In July 2017, the juvenile court granted the parents reunification services. The court terminated their reunification services at the six-month review hearing in March 2018 and in July 2018 at the section 366.26 hearing found the ICWA did not apply and terminated their parental rights. Only mother appealed.
DISCUSSION
In her sole issue on appeal, mother contends the agency failed to comply with the inquiry and notice requirements of ICWA because it failed to include information about the known paternal great-grandmother on the ICWA-030. Mother requests a limited reversal for full compliance with ICWA. Respondent concedes the error.
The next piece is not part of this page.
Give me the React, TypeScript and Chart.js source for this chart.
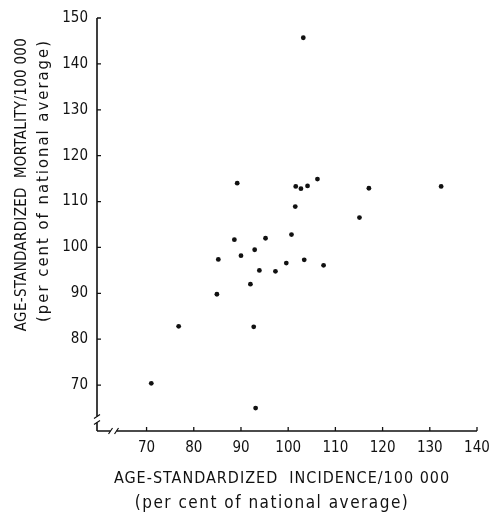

A stipulated reversal under Code of Civil Procedure section 128, subdivision (a)(8)(A) is permissible in a dependency case when the parties agree that reversible error occurred, and the stipulated reversal will expedite the final resolution of the case on the merits. (In re Rashad H. (2000) 78 Cal.App.4th 376, 380-382.) The parties agree that insufficient notice was provided under the provisions of ICWA and that reversal of the judgment is appropriate with directions to the juvenile court to make a proper ICWA inquiry. Notice under ICWA must contain sufficient information to determine the child’s direct ancestors. (§ 224.2, subd. (a)(5).) Reversal is, therefore, appropriate given the agency and juvenile court’s failure to provide adequate ICWA notice. Although only mother appealed, the parental rights termination order must be reversed as to both parents. (In re Mary G. (2007) 151 Cal.App.4th 184, 208.)
DISPOSITION
The order terminating parental rights is reversed as to both parents. The juvenile court is directed to order the agency to provide adequate notice which contains information concerning all known relatives pursuant to the provisions of the Indian Child Welfare Act (ICWA). If after proper notice and inquiry, a tribe determines that Haven is an Indian child as defined by ICWA, the juvenile court is directed to conduct a new Welfare and Institutions Code section 366.26 hearing in conformity with the ICWA provisions. If there is no response or the tribes determine that Haven is not an Indian child, the juvenile court is directed to reinstate all previous findings and terminate parental rights. The Clerk/Executive Officer of this court is directed to issue a remittitur immediately. (Cal. Rules of Court rule 8.272(c)(1).)